Exercise ▸
Copy the lines below as they are; omit the images they contain.

[Begin Recorded data]

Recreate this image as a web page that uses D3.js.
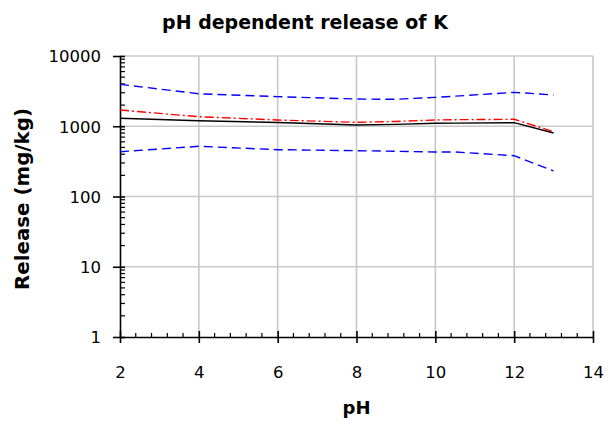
<!DOCTYPE html>
<html><head><meta charset="utf-8">
<script src="https://cdn.jsdelivr.net/npm/d3@7"></script>
<style>body{margin:0;background:#fff}svg{display:block}text{font-family:"DejaVu Sans",Verdana,sans-serif}</style>
</head><body>
<script>
const pH = [2, 4, 6, 8, 9, 10, 10.5, 12, 13];
const upperBlue = [3950, 2900, 2640, 2440, 2420, 2580, 2680, 3040, 2790];
const redLine   = [1700, 1368, 1228, 1138, 1170, 1228, 1240, 1256, 836];
const blackLine = [1300, 1200, 1131, 1042, 1065, 1102, 1108, 1125, 801];
const lowerBlue = [434, 518, 464, 449, 440, 430, 430, 381, 231];
const xTicks = [2, 4, 6, 8, 10, 12, 14];
const yTicks = [1, 10, 100, 1000, 10000];
const title = "pH dependent release of K";
const xTitle = "pH";
const yTitle = "Release (mg/kg)";

const W = 608, H = 425;
const svg = d3.select("body").append("svg").attr("width", W).attr("height", H);
const x = d3.scaleLinear().domain([2, 14]).range([120, 593]);
const y = d3.scaleLog().domain([1, 10000]).range([337, 56]);
const grid = "#c8c8c8";

// fit a text's font size so its width matches a target width
function fit(sel, target) {
  const fs = +sel.attr("font-size");
  const w = sel.node().getComputedTextLength();
  if (w > 0) sel.attr("font-size", (fs * target / w).toFixed(2));
  return sel;
}

// gridlines
svg.append("g").selectAll("line").data(xTicks.slice(1)).join("line")
  .attr("x1", d => x(d)).attr("x2", d => x(d)).attr("y1", y(10000)).attr("y2", y(1))
  .attr("stroke", grid).attr("stroke-width", 1.6);
svg.append("g").selectAll("line").data(yTicks.slice(1)).join("line")
  .attr("x1", x(2)).attr("x2", x(14)).attr("y1", d => y(d)).attr("y2", d => y(d))
  .attr("stroke", grid).attr("stroke-width", 1.6);

// minor ticks
const yMinor = [];
for (let e = 0; e < 4; e++) for (let m = 2; m <= 9; m++) yMinor.push(m * Math.pow(10, e));
svg.append("g").selectAll("line").data(yMinor).join("line")
  .attr("x1", x(2)).attr("x2", x(2) + 5).attr("y1", d => y(d)).attr("y2", d => y(d))
  .attr("stroke", "#000").attr("stroke-width", 1.2);
const xMinor = d3.range(2, 14.001, 0.4).filter(v => Math.abs(v / 2 - Math.round(v / 2)) > 0.01);
svg.append("g").selectAll("line").data(xMinor).join("line")
  .attr("x1", d => x(d)).attr("x2", d => x(d)).attr("y1", y(1)).attr("y2", y(1) - 4)
  .attr("stroke", "#000").attr("stroke-width", 1.2);

// axes
const tickFs = 16.5;
const yAxis = d3.axisLeft(y).tickValues(yTicks).tickFormat(d3.format("d")).tickSizeInner(7).tickSizeOuter(0).tickPadding(6);
const gy = svg.append("g").attr("transform", `translate(${x(2)},0)`).call(yAxis);
gy.select(".domain").attr("stroke", "#000").attr("stroke-width", 1.6);
gy.selectAll(".tick line").attr("stroke", "#000").attr("stroke-width", 1.6).attr("x2", -7).attr("x1", 5);
gy.selectAll(".tick text").attr("font-size", tickFs).attr("fill", "#000").attr("x", -19).attr("dy", "0.36em");

const xAxis = d3.axisBottom(x).tickValues(xTicks).tickSizeInner(6).tickSizeOuter(0).tickPadding(14);
const gx = svg.append("g").attr("transform", `translate(0,${y(1)})`).call(xAxis);
gx.select(".domain").attr("stroke", "#000").attr("stroke-width", 1.6);
gx.selectAll(".tick line").attr("stroke", "#000").attr("stroke-width", 1.6).attr("y1", -6).attr("y2", 6);
gx.selectAll(".tick text").attr("font-size", tickFs).attr("fill", "#000").attr("y", 41).attr("dy", 0);

// lines
const line = arr => d3.line().x((d, i) => x(pH[i])).y(d => y(d))(arr);
svg.append("path").attr("d", line(upperBlue)).attr("fill", "none").attr("stroke", "#0000ff").attr("stroke-width", 1.4).attr("stroke-dasharray", "9,5");
svg.append("path").attr("d", line(lowerBlue)).attr("fill", "none").attr("stroke", "#0000ff").attr("stroke-width", 1.4).attr("stroke-dasharray", "9,5");
svg.append("path").attr("d", line(redLine)).attr("fill", "none").attr("stroke", "#ff0000").attr("stroke-width", 1.4).attr("stroke-dasharray", "9,3,2,3");
svg.append("path").attr("d", line(blackLine)).attr("fill", "none").attr("stroke", "#000").attr("stroke-width", 1.4);

// titles
const t1 = svg.append("text").attr("x", 305).attr("y", 29).attr("text-anchor", "middle")
  .attr("font-size", 16).attr("font-weight", "bold").text(title);
fit(t1, 286);
const t2 = svg.append("text").attr("x", 356.5).attr("y", 414).attr("text-anchor", "middle")
  .attr("font-size", 16).attr("font-weight", "bold").text(xTitle);
fit(t2, 28);
const t3 = svg.append("text").attr("transform", "translate(29,199) rotate(-90)").attr("text-anchor", "middle")
  .attr("font-size", 16).attr("font-weight", "bold").text(yTitle);
fit(t3, 182);
</script>
</body></html>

[End Recorded data]

Answer for this exercise ▸
Recreate this image as a web page that uses D3.js.
<!DOCTYPE html>
<html><head><meta charset="utf-8">
<script src="https://cdn.jsdelivr.net/npm/d3@7"></script>
<style>body{margin:0;background:#fff}svg{display:block}text{font-family:"DejaVu Sans",Verdana,sans-serif}</style>
</head><body>
<script>
const pH = [2, 4, 6, 8, 9, 10, 10.5, 12, 13];
const upperBlue = [3950, 2900, 2640, 2440, 2420, 2580, 2680, 3040, 2790];
const redLine   = [1700, 1368, 1228, 1138, 1170, 1228, 1240, 1256, 836];
const blackLine = [1300, 1200, 1131, 1042, 1065, 1102, 1108, 1125, 801];
const lowerBlue = [434, 518, 464, 449, 440, 430, 430, 381, 231];
const xTicks = [2, 4, 6, 8, 10, 12, 14];
const yTicks = [1, 10, 100, 1000, 10000];
const title = "pH dependent release of K";
const xTitle = "pH";
const yTitle = "Release (mg/kg)";

const W = 608, H = 425;
const svg = d3.select("body").append("svg").attr("width", W).attr("height", H);
const x = d3.scaleLinear().domain([2, 14]).range([120, 593]);
const y = d3.scaleLog().domain([1, 10000]).range([337, 56]);
const grid = "#c8c8c8";

// fit a text's font size so its width matches a target width
function fit(sel, target) {
  const fs = +sel.attr("font-size");
  const w = sel.node().getComputedTextLength();
  if (w > 0) sel.attr("font-size", (fs * target / w).toFixed(2));
  return sel;
}

// gridlines
svg.append("g").selectAll("line").data(xTicks.slice(1)).join("line")
  .attr("x1", d => x(d)).attr("x2", d => x(d)).attr("y1", y(10000)).attr("y2", y(1))
  .attr("stroke", grid).attr("stroke-width", 1.6);
svg.append("g").selectAll("line").data(yTicks.slice(1)).join("line")
  .attr("x1", x(2)).attr("x2", x(14)).attr("y1", d => y(d)).attr("y2", d => y(d))
  .attr("stroke", grid).attr("stroke-width", 1.6);

// minor ticks
const yMinor = [];
for (let e = 0; e < 4; e++) for (let m = 2; m <= 9; m++) yMinor.push(m * Math.pow(10, e));
svg.append("g").selectAll("line").data(yMinor).join("line")
  .attr("x1", x(2)).attr("x2", x(2) + 5).attr("y1", d => y(d)).attr("y2", d => y(d))
  .attr("stroke", "#000").attr("stroke-width", 1.2);
const xMinor = d3.range(2, 14.001, 0.4).filter(v => Math.abs(v / 2 - Math.round(v / 2)) > 0.01);
svg.append("g").selectAll("line").data(xMinor).join("line")
  .attr("x1", d => x(d)).attr("x2", d => x(d)).attr("y1", y(1)).attr("y2", y(1) - 4)
  .attr("stroke", "#000").attr("stroke-width", 1.2);

// axes
const tickFs = 16.5;
const yAxis = d3.axisLeft(y).tickValues(yTicks).tickFormat(d3.format("d")).tickSizeInner(7).tickSizeOuter(0).tickPadding(6);
const gy = svg.append("g").attr("transform", `translate(${x(2)},0)`).call(yAxis);
gy.select(".domain").attr("stroke", "#000").attr("stroke-width", 1.6);
gy.selectAll(".tick line").attr("stroke", "#000").attr("stroke-width", 1.6).attr("x2", -7).attr("x1", 5);
gy.selectAll(".tick text").attr("font-size", tickFs).attr("fill", "#000").attr("x", -19).attr("dy", "0.36em");

const xAxis = d3.axisBottom(x).tickValues(xTicks).tickSizeInner(6).tickSizeOuter(0).tickPadding(14);
const gx = svg.append("g").attr("transform", `translate(0,${y(1)})`).call(xAxis);
gx.select(".domain").attr("stroke", "#000").attr("stroke-width", 1.6);
gx.selectAll(".tick line").attr("stroke", "#000").attr("stroke-width", 1.6).attr("y1", -6).attr("y2", 6);
gx.selectAll(".tick text").attr("font-size", tickFs).attr("fill", "#000").attr("y", 41).attr("dy", 0);

// lines
const line = arr => d3.line().x((d, i) => x(pH[i])).y(d => y(d))(arr);
svg.append("path").attr("d", line(upperBlue)).attr("fill", "none").attr("stroke", "#0000ff").attr("stroke-width", 1.4).attr("stroke-dasharray", "9,5");
svg.append("path").attr("d", line(lowerBlue)).attr("fill", "none").attr("stroke", "#0000ff").attr("stroke-width", 1.4).attr("stroke-dasharray", "9,5");
svg.append("path").attr("d", line(redLine)).attr("fill", "none").attr("stroke", "#ff0000").attr("stroke-width", 1.4).attr("stroke-dasharray", "9,3,2,3");
svg.append("path").attr("d", line(blackLine)).attr("fill", "none").attr("stroke", "#000").attr("stroke-width", 1.4);

// titles
const t1 = svg.append("text").attr("x", 305).attr("y", 29).attr("text-anchor", "middle")
  .attr("font-size", 16).attr("font-weight", "bold").text(title);
fit(t1, 286);
const t2 = svg.append("text").attr("x", 356.5).attr("y", 414).attr("text-anchor", "middle")
  .attr("font-size", 16).attr("font-weight", "bold").text(xTitle);
fit(t2, 28);
const t3 = svg.append("text").attr("transform", "translate(29,199) rotate(-90)").attr("text-anchor", "middle")
  .attr("font-size", 16).attr("font-weight", "bold").text(yTitle);
fit(t3, 182);
</script>
</body></html>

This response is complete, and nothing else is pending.